====== Source excerpt
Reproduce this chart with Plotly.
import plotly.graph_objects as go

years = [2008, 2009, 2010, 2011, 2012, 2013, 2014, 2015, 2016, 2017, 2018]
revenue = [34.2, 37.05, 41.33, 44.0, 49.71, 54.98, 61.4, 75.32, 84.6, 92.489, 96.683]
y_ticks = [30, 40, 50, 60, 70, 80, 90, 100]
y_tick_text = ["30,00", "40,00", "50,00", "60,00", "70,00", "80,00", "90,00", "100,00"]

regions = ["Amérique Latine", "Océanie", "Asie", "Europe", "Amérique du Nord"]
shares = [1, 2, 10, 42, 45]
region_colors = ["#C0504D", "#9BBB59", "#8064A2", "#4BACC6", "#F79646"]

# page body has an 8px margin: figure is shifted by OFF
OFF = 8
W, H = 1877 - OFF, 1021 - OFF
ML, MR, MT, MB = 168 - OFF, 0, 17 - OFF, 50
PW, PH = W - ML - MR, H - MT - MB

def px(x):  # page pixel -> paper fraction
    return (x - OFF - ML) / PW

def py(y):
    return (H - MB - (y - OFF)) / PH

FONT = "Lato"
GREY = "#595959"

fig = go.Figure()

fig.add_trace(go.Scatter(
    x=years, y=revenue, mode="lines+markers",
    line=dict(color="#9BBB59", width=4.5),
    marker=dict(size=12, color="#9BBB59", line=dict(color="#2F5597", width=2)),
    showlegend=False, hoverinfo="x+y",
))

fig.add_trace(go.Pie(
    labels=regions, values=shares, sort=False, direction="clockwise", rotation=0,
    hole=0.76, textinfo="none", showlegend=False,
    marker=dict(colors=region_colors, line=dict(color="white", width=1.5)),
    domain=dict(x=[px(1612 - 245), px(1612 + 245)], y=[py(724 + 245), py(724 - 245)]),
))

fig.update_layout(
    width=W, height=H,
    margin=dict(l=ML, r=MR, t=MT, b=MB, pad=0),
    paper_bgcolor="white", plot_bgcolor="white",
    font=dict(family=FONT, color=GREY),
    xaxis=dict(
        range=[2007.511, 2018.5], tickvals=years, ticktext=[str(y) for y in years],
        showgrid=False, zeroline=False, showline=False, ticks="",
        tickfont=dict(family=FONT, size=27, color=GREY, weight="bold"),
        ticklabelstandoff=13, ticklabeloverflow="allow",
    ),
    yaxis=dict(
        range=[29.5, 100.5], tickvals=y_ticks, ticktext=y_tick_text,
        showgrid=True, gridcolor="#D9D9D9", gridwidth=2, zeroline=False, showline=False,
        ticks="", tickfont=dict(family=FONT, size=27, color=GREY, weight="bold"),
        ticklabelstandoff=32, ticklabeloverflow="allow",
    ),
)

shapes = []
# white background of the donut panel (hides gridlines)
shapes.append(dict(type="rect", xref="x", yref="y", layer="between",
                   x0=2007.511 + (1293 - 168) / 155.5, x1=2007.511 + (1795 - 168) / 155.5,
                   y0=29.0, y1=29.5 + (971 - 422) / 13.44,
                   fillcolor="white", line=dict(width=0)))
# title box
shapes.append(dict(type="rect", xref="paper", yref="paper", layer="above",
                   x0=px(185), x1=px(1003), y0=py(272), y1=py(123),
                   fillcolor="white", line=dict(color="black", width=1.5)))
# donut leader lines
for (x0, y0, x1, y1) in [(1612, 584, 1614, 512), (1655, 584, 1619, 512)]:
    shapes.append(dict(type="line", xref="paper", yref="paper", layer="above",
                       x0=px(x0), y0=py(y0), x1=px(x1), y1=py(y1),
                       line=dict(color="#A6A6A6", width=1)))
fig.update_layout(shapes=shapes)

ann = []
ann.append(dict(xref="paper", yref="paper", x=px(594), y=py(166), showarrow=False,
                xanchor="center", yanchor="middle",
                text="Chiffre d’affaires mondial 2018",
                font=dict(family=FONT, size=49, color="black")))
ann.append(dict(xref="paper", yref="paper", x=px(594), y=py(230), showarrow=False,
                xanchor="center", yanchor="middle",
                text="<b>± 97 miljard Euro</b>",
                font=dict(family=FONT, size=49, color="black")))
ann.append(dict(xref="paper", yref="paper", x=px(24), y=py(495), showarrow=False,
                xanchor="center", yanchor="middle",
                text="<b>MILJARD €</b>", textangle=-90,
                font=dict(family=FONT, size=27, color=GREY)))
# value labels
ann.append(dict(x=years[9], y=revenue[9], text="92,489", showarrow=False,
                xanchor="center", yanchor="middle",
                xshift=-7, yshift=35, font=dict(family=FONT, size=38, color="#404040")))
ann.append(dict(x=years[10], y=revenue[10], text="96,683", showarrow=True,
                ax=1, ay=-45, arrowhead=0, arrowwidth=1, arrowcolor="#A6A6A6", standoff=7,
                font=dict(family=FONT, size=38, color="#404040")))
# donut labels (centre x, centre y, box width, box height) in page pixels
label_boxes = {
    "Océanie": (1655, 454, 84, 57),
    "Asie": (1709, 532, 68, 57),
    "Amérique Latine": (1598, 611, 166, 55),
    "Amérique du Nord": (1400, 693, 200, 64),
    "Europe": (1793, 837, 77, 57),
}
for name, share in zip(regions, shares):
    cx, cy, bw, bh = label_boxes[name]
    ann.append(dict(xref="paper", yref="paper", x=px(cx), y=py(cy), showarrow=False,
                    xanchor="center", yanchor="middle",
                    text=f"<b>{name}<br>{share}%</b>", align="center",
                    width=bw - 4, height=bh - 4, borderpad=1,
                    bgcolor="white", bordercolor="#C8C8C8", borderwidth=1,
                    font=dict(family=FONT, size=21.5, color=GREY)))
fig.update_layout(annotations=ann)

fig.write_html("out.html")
============
Reproduce the whole listing word for word.

Reproduce this chart with Plotly.
import plotly.graph_objects as go

years = [2008, 2009, 2010, 2011, 2012, 2013, 2014, 2015, 2016, 2017, 2018]
revenue = [34.2, 37.05, 41.33, 44.0, 49.71, 54.98, 61.4, 75.32, 84.6, 92.489, 96.683]
y_ticks = [30, 40, 50, 60, 70, 80, 90, 100]
y_tick_text = ["30,00", "40,00", "50,00", "60,00", "70,00", "80,00", "90,00", "100,00"]

regions = ["Amérique Latine", "Océanie", "Asie", "Europe", "Amérique du Nord"]
shares = [1, 2, 10, 42, 45]
region_colors = ["#C0504D", "#9BBB59", "#8064A2", "#4BACC6", "#F79646"]

# page body has an 8px margin: figure is shifted by OFF
OFF = 8
W, H = 1877 - OFF, 1021 - OFF
ML, MR, MT, MB = 168 - OFF, 0, 17 - OFF, 50
PW, PH = W - ML - MR, H - MT - MB

def px(x):  # page pixel -> paper fraction
    return (x - OFF - ML) / PW

def py(y):
    return (H - MB - (y - OFF)) / PH

FONT = "Lato"
GREY = "#595959"

fig = go.Figure()

fig.add_trace(go.Scatter(
    x=years, y=revenue, mode="lines+markers",
    line=dict(color="#9BBB59", width=4.5),
    marker=dict(size=12, color="#9BBB59", line=dict(color="#2F5597", width=2)),
    showlegend=False, hoverinfo="x+y",
))

fig.add_trace(go.Pie(
    labels=regions, values=shares, sort=False, direction="clockwise", rotation=0,
    hole=0.76, textinfo="none", showlegend=False,
    marker=dict(colors=region_colors, line=dict(color="white", width=1.5)),
    domain=dict(x=[px(1612 - 245), px(1612 + 245)], y=[py(724 + 245), py(724 - 245)]),
))

fig.update_layout(
    width=W, height=H,
    margin=dict(l=ML, r=MR, t=MT, b=MB, pad=0),
    paper_bgcolor="white", plot_bgcolor="white",
    font=dict(family=FONT, color=GREY),
    xaxis=dict(
        range=[2007.511, 2018.5], tickvals=years, ticktext=[str(y) for y in years],
        showgrid=False, zeroline=False, showline=False, ticks="",
        tickfont=dict(family=FONT, size=27, color=GREY, weight="bold"),
        ticklabelstandoff=13, ticklabeloverflow="allow",
    ),
    yaxis=dict(
        range=[29.5, 100.5], tickvals=y_ticks, ticktext=y_tick_text,
        showgrid=True, gridcolor="#D9D9D9", gridwidth=2, zeroline=False, showline=False,
        ticks="", tickfont=dict(family=FONT, size=27, color=GREY, weight="bold"),
        ticklabelstandoff=32, ticklabeloverflow="allow",
    ),
)

shapes = []
# white background of the donut panel (hides gridlines)
shapes.append(dict(type="rect", xref="x", yref="y", layer="between",
                   x0=2007.511 + (1293 - 168) / 155.5, x1=2007.511 + (1795 - 168) / 155.5,
                   y0=29.0, y1=29.5 + (971 - 422) / 13.44,
                   fillcolor="white", line=dict(width=0)))
# title box
shapes.append(dict(type="rect", xref="paper", yref="paper", layer="above",
                   x0=px(185), x1=px(1003), y0=py(272), y1=py(123),
                   fillcolor="white", line=dict(color="black", width=1.5)))
# donut leader lines
for (x0, y0, x1, y1) in [(1612, 584, 1614, 512), (1655, 584, 1619, 512)]:
    shapes.append(dict(type="line", xref="paper", yref="paper", layer="above",
                       x0=px(x0), y0=py(y0), x1=px(x1), y1=py(y1),
                       line=dict(color="#A6A6A6", width=1)))
fig.update_layout(shapes=shapes)

ann = []
ann.append(dict(xref="paper", yref="paper", x=px(594), y=py(166), showarrow=False,
                xanchor="center", yanchor="middle",
                text="Chiffre d’affaires mondial 2018",
                font=dict(family=FONT, size=49, color="black")))
ann.append(dict(xref="paper", yref="paper", x=px(594), y=py(230), showarrow=False,
                xanchor="center", yanchor="middle",
                text="<b>± 97 miljard Euro</b>",
                font=dict(family=FONT, size=49, color="black")))
ann.append(dict(xref="paper", yref="paper", x=px(24), y=py(495), showarrow=False,
                xanchor="center", yanchor="middle",
                text="<b>MILJARD €</b>", textangle=-90,
                font=dict(family=FONT, size=27, color=GREY)))
# value labels
ann.append(dict(x=years[9], y=revenue[9], text="92,489", showarrow=False,
                xanchor="center", yanchor="middle",
                xshift=-7, yshift=35, font=dict(family=FONT, size=38, color="#404040")))
ann.append(dict(x=years[10], y=revenue[10], text="96,683", showarrow=True,
                ax=1, ay=-45, arrowhead=0, arrowwidth=1, arrowcolor="#A6A6A6", standoff=7,
                font=dict(family=FONT, size=38, color="#404040")))
# donut labels (centre x, centre y, box width, box height) in page pixels
label_boxes = {
    "Océanie": (1655, 454, 84, 57),
    "Asie": (1709, 532, 68, 57),
    "Amérique Latine": (1598, 611, 166, 55),
    "Amérique du Nord": (1400, 693, 200, 64),
    "Europe": (1793, 837, 77, 57),
}
for name, share in zip(regions, shares):
    cx, cy, bw, bh = label_boxes[name]
    ann.append(dict(xref="paper", yref="paper", x=px(cx), y=py(cy), showarrow=False,
                    xanchor="center", yanchor="middle",
                    text=f"<b>{name}<br>{share}%</b>", align="center",
                    width=bw - 4, height=bh - 4, borderpad=1,
                    bgcolor="white", bordercolor="#C8C8C8", borderwidth=1,
                    font=dict(family=FONT, size=21.5, color=GREY)))
fig.update_layout(annotations=ann)

fig.write_html("out.html")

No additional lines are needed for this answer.